§ WHAT IS ASKED
Leave the pictures out and retype the lines from the beginning through the line with "Neuro-Symbolic (GNS) modeling</text>", both ends included.

begin

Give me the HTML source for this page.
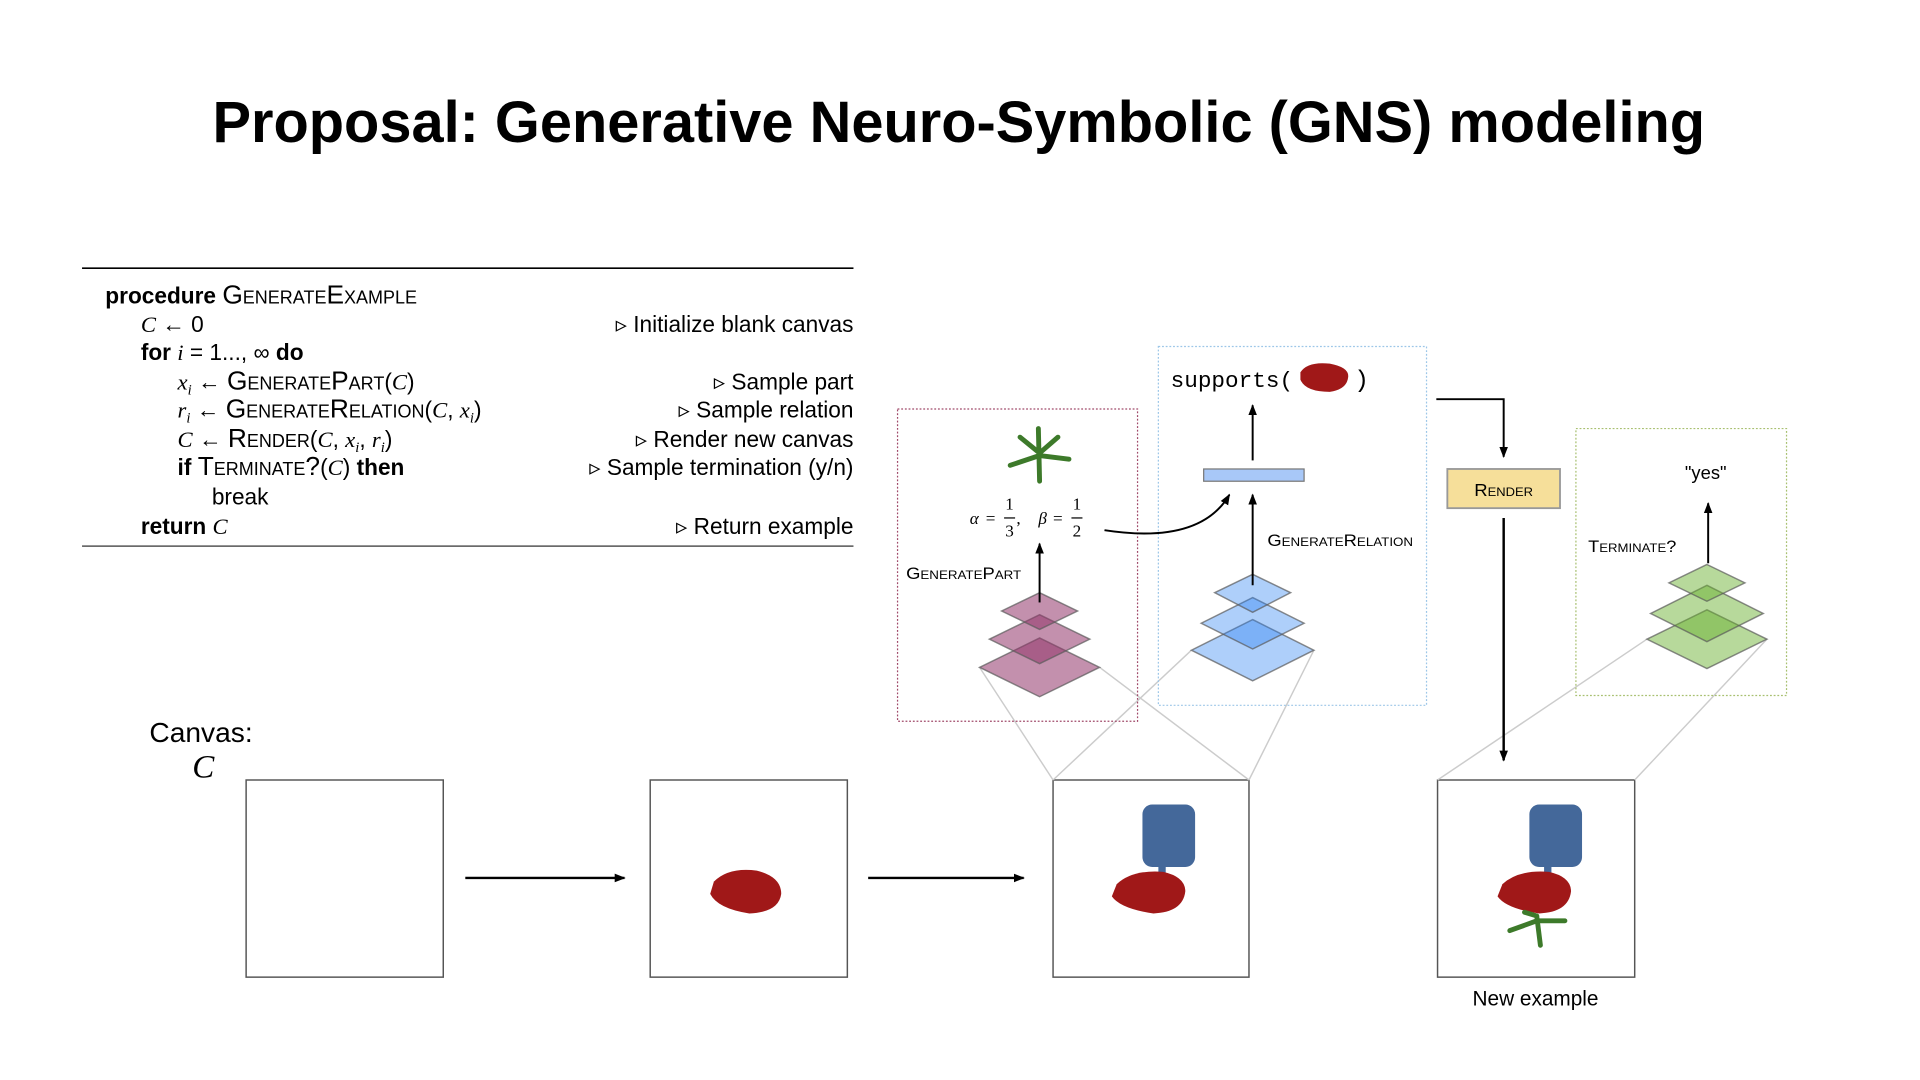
<!DOCTYPE html>
<html><head><meta charset="utf-8"><style>
html,body{margin:0;padding:0;background:#fff;width:1920px;height:1080px;overflow:hidden}
svg{display:block}
text{font-family:"Liberation Sans",sans-serif;fill:#000}
.m{font-family:"Liberation Serif",serif;font-style:italic}
.sc{font-variant:small-caps}
.mono{font-family:"Liberation Mono",monospace}
.serif{font-family:"Liberation Serif",serif}
</style></head><body>
<svg width="1920" height="1080" viewBox="0 0 1568 882" xmlns="http://www.w3.org/2000/svg">
<defs>
<marker id="ah" markerWidth="10" markerHeight="10" refX="8" refY="5" orient="auto" markerUnits="userSpaceOnUse"><path d="M0,1.5 L9,5 L0,8.5 z" fill="#000"/></marker>
</defs>
<text x="783" y="116" text-anchor="middle" font-size="48" font-weight="bold" textLength="1219" lengthAdjust="spacingAndGlyphs">Proposal: Generative Neuro-Symbolic (GNS) modeling</text>

<!-- algorithm -->
<line x1="67" y1="219" x2="697" y2="219" stroke="#000" stroke-width="1.3"/>
<line x1="67" y1="446" x2="697" y2="446" stroke="#555" stroke-width="1.3"/>
<g font-size="18.5">
<text x="86" y="248"><tspan font-weight="bold">procedure</tspan> <tspan class="sc" font-size="21.5">GenerateExample</tspan></text>
<text x="115" y="271"><tspan class="m">C</tspan> ← 0</text>
<text x="115" y="294"><tspan font-weight="bold">for</tspan> <tspan class="m">i</tspan> = 1..., ∞ <tspan font-weight="bold">do</tspan></text>
<text x="145" y="318"><tspan class="m">x<tspan font-size="12" dy="4">i</tspan></tspan><tspan dy="-4"> ← </tspan><tspan class="sc" font-size="21.5">GeneratePart</tspan>(<tspan class="m">C</tspan>)</text>
<text x="145" y="341"><tspan class="m">r<tspan font-size="12" dy="4">i</tspan></tspan><tspan dy="-4"> ← </tspan><tspan class="sc" font-size="21.5">GenerateRelation</tspan>(<tspan class="m">C</tspan>, <tspan class="m">x<tspan font-size="12" dy="4">i</tspan></tspan><tspan dy="-4">)</tspan></text>
<text x="145" y="365"><tspan class="m">C</tspan> ← <tspan class="sc" font-size="21.5">Render</tspan>(<tspan class="m">C</tspan>, <tspan class="m">x<tspan font-size="12" dy="4">i</tspan></tspan><tspan dy="-4">, </tspan><tspan class="m">r<tspan font-size="12" dy="4">i</tspan></tspan><tspan dy="-4">)</tspan></text>
<text x="145" y="388"><tspan font-weight="bold">if</tspan> <tspan class="sc" font-size="21.5">Terminate?</tspan>(<tspan class="m">C</tspan>) <tspan font-weight="bold">then</tspan></text>
<text x="173" y="412">break</text>
<text x="115" y="436"><tspan font-weight="bold">return</tspan> <tspan class="m">C</tspan></text>
<g text-anchor="end">
<text x="697" y="271">▹ Initialize blank canvas</text>
<text x="697" y="318">▹ Sample part</text>
<text x="697" y="341">▹ Sample relation</text>
<text x="697" y="365">▹ Render new canvas</text>
<text x="697" y="388">▹ Sample termination (y/n)</text>
<text x="697" y="436">▹ Return example</text>
</g>
</g>

<!-- canvas label -->
<text x="122" y="606" font-size="23">Canvas:</text>
<text x="157" y="635" font-size="27" class="m">C</text>

<!-- canvases -->
<g fill="#fff" stroke="#555" stroke-width="1.2">
<rect x="201" y="637" width="161" height="161"/>
<rect x="531" y="637" width="161" height="161"/>
<rect x="860" y="637" width="160" height="161"/>
<rect x="1174" y="637" width="161" height="161"/>
</g>
<line x1="380" y1="717" x2="510" y2="717" stroke="#000" stroke-width="2" marker-end="url(#ah)"/>
<line x1="709" y1="717" x2="836" y2="717" stroke="#000" stroke-width="2" marker-end="url(#ah)"/>
<text x="1254" y="821" text-anchor="middle" font-size="17">New example</text>

<!-- gray projection lines -->
<g stroke="#ccc" stroke-width="1.2">
<line x1="800" y1="545" x2="860" y2="637"/><line x1="898" y1="545" x2="1020" y2="637"/>
<line x1="973" y1="531" x2="860" y2="637"/><line x1="1073" y1="531" x2="1020" y2="637"/>
<line x1="1345" y1="522" x2="1174" y2="637"/><line x1="1443" y1="522" x2="1335" y2="637"/>
</g>

<!-- dotted boxes -->
<rect x="733" y="334" width="196" height="255" fill="none" stroke="#a04a6a" stroke-width="1" stroke-dasharray="1.5,1.5"/>
<rect x="946" y="283" width="219" height="293" fill="none" stroke="#9cc6e8" stroke-width="1" stroke-dasharray="1.5,1.5"/>
<rect x="1287" y="350" width="172" height="218" fill="none" stroke="#a8c070" stroke-width="1" stroke-dasharray="1.5,1.5"/>

<!-- diamonds -->
<g stroke="rgba(90,90,90,0.7)" stroke-width="1.2">
<g fill="rgb(146,53,105)" fill-opacity="0.55">
<path d="M849,521 L898,545 L849,569 L800,545z"/>
<path d="M849,502 L890,522 L849,542 L808,522z"/>
<path d="M849,484 L880,499 L849,514 L818,499z"/>
</g>
<g fill="rgb(42,130,242)" fill-opacity="0.38">
<path d="M1023,506 L1073,531 L1023,556 L973,531z"/>
<path d="M1023,488 L1065,509 L1023,530 L981,509z"/>
<path d="M1023,469 L1054,484 L1023,500 L992,484z"/>
</g>
<g fill="rgb(105,175,45)" fill-opacity="0.48">
<path d="M1394,498 L1443,522 L1394,546 L1345,522z"/>
<path d="M1394,478 L1440,501 L1394,524 L1348,501z"/>
<path d="M1394,461 L1425,476 L1394,491 L1363,476z"/>
</g>
</g>

<!-- red box content -->
<line x1="849" y1="492" x2="849" y2="444" stroke="#000" stroke-width="1.6" marker-end="url(#ah)"/>
<text x="740" y="473" font-size="13.5" class="sc" textLength="94" lengthAdjust="spacingAndGlyphs">GeneratePart</text>
<g font-size="14">
<text x="792" y="428" class="m">α</text><text x="805" y="428" class="serif">=</text>
<text x="821" y="416" class="serif">1</text><line x1="820" y1="423" x2="829" y2="423" stroke="#000"/><text x="821" y="438" class="serif">3</text>
<text x="830" y="428" class="serif">,</text>
<text x="848" y="428" class="m">β</text><text x="860" y="428" class="serif">=</text>
<text x="876" y="416" class="serif">1</text><line x1="875" y1="423" x2="884" y2="423" stroke="#000"/><text x="876" y="438" class="serif">2</text>
</g>
<g stroke="#3d7a2a" stroke-width="4" stroke-linecap="round">
<line x1="848" y1="350" x2="849" y2="393"/>
<line x1="849" y1="372" x2="825" y2="380"/><line x1="849" y1="372" x2="873" y2="375"/>
<line x1="849" y1="370" x2="833" y2="357"/><line x1="849" y1="370" x2="864" y2="357"/>
</g>
<path d="M902,433 Q980,445 1004,404" fill="none" stroke="#000" stroke-width="1.6" marker-end="url(#ah)"/>

<!-- blue box content -->
<line x1="1023" y1="478" x2="1023" y2="404" stroke="#000" stroke-width="1.6" marker-end="url(#ah)"/>
<rect x="983" y="383" width="82" height="10" fill="#a8c8f8" stroke="#777" stroke-width="1"/>
<line x1="1023" y1="376" x2="1023" y2="331" stroke="#000" stroke-width="1.6" marker-end="url(#ah)"/>
<text x="1035" y="446" font-size="13.5" class="sc" textLength="119" lengthAdjust="spacingAndGlyphs">GenerateRelation</text>
<text x="956" y="316" font-size="18" class="mono" textLength="100" lengthAdjust="spacingAndGlyphs">supports(</text>
<path d="M1062,304 Q1068,295 1086,297 Q1102,300 1101,308 Q1100,318 1086,320 Q1066,320 1062,310z" fill="#a01818"/>
<text x="1106" y="316" font-size="20" class="mono">)</text>

<!-- render -->
<path d="M1173,326 L1228,326 L1228,373" fill="none" stroke="#000" stroke-width="1.6" marker-end="url(#ah)"/>
<rect x="1182" y="383" width="92" height="32" fill="#f6df9a" stroke="#999" stroke-width="1.5"/>
<text x="1228" y="405" text-anchor="middle" font-size="14" class="sc" textLength="48" lengthAdjust="spacingAndGlyphs">Render</text>
<line x1="1228" y1="423" x2="1228" y2="621" stroke="#000" stroke-width="2" marker-end="url(#ah)"/>

<!-- green content -->
<line x1="1395" y1="460" x2="1395" y2="411" stroke="#000" stroke-width="1.6" marker-end="url(#ah)"/>
<text x="1393" y="391" text-anchor="middle" font-size="15">"yes"</text>
<text x="1297" y="451" font-size="13.5" class="sc" textLength="72" lengthAdjust="spacingAndGlyphs">Terminate?</text>

<!-- chair drawings -->
<path d="M583,720 Q595,708 618,711 Q638,716 638,730 Q636,745 612,746 Q586,742 580,730z" fill="#a01818"/>
<g>
<rect x="933" y="657" width="43" height="51" rx="8" fill="#44689a"/>
<rect x="946" y="705" width="6" height="10" fill="#44689a"/>
<path d="M912,722 Q925,710 950,712 Q968,716 968,728 Q966,745 942,746 Q915,742 908,732z" fill="#a01818"/>
</g>
<g>
<rect x="1249" y="657" width="43" height="51" rx="8" fill="#44689a"/>
<rect x="1261" y="705" width="6" height="10" fill="#44689a"/>
<path d="M1227,722 Q1240,710 1265,712 Q1283,716 1283,728 Q1281,745 1257,746 Q1230,742 1223,732z" fill="#a01818"/>
<g stroke="#3d7a2a" stroke-width="4" stroke-linecap="round">
<line x1="1255" y1="748" x2="1258" y2="772"/><line x1="1255" y1="752" x2="1233" y2="760"/><line x1="1255" y1="752" x2="1278" y2="752"/><line x1="1255" y1="748" x2="1245" y2="745"/>
</g>
</g>
</svg>
</body></html>
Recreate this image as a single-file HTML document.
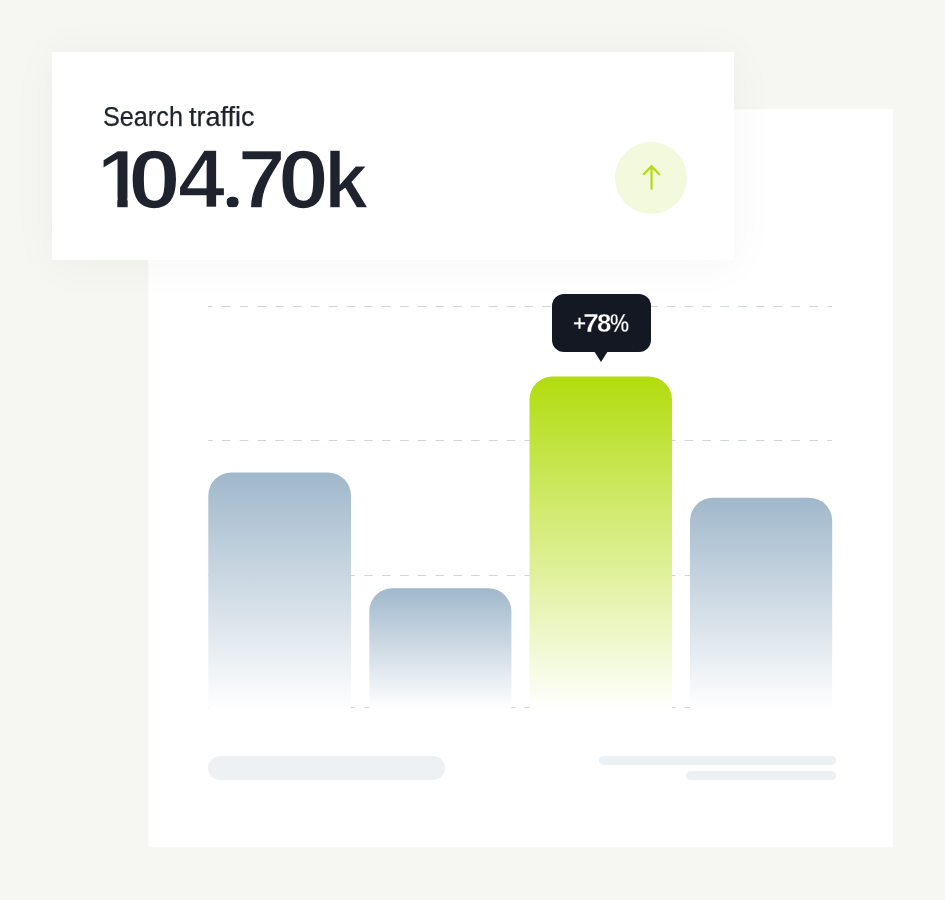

end

§ SOLUTION TO THIS EXERCISE
Give me the HTML source for this page.
<!DOCTYPE html>
<html><head><meta charset="utf-8"><style>
html,body{margin:0;padding:0;background:#fff;width:1920px;height:1080px;overflow:hidden}
svg{display:block}
text{font-family:"Liberation Sans",sans-serif;fill:#000}
.m{font-family:"Liberation Serif",serif;font-style:italic}
.sc{font-variant:small-caps}
.mono{font-family:"Liberation Mono",monospace}
.serif{font-family:"Liberation Serif",serif}
</style></head><body>
<svg width="1920" height="1080" viewBox="0 0 1568 882" xmlns="http://www.w3.org/2000/svg">
<defs>
<marker id="ah" markerWidth="10" markerHeight="10" refX="8" refY="5" orient="auto" markerUnits="userSpaceOnUse"><path d="M0,1.5 L9,5 L0,8.5 z" fill="#000"/></marker>
</defs>
<text x="783" y="116" text-anchor="middle" font-size="48" font-weight="bold" textLength="1219" lengthAdjust="spacingAndGlyphs">Proposal: Generative Neuro-Symbolic (GNS) modeling</text>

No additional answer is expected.